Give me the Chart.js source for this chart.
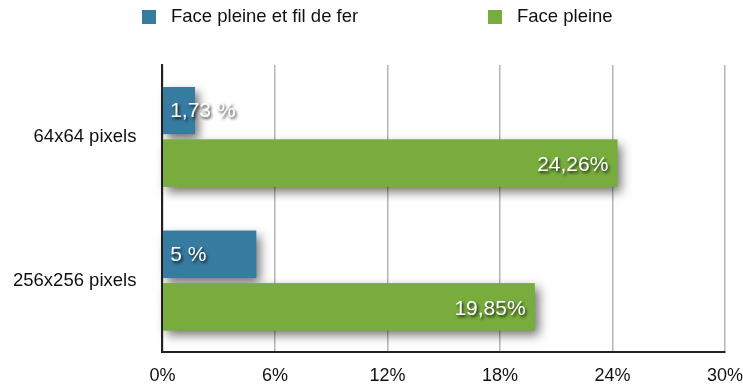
...
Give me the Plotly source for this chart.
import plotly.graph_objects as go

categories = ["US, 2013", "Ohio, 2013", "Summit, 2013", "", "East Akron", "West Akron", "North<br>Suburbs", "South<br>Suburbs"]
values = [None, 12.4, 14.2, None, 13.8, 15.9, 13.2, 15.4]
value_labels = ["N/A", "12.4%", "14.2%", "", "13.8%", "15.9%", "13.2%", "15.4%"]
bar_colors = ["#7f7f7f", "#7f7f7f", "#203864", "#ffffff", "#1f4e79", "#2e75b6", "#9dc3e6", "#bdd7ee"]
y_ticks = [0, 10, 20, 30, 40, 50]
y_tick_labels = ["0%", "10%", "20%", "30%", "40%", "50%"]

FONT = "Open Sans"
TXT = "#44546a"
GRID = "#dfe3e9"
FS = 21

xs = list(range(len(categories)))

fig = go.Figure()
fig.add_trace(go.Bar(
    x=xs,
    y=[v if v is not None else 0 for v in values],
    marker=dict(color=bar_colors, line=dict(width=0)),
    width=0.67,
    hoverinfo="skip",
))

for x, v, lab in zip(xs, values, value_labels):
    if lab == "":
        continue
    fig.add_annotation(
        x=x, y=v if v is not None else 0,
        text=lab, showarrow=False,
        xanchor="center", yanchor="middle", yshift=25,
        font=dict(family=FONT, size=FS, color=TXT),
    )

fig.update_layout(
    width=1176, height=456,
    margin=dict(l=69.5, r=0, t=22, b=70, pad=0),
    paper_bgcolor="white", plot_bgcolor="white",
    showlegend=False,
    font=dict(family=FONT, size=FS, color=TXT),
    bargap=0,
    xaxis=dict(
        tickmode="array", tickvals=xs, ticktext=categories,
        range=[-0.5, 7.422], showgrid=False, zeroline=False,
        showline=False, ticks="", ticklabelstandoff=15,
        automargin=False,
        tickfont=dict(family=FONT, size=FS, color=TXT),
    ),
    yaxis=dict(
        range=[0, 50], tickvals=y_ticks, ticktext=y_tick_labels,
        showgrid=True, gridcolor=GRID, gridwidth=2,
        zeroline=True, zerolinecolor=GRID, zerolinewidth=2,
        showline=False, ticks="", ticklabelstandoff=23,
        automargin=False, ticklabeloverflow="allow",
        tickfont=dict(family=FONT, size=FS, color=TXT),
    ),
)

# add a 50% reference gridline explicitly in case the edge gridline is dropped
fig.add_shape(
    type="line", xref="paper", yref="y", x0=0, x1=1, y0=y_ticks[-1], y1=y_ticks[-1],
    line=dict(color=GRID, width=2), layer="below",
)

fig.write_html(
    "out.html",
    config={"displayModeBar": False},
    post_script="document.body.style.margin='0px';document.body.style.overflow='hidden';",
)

#### To be done
Repeat exactly the lines from the one containing "Give me the Plotly source for this chart." to the one containing "import plotly.graph_objects as go", both lines included, and nothing else.

#### Task output
Give me the Plotly source for this chart.
import plotly.graph_objects as go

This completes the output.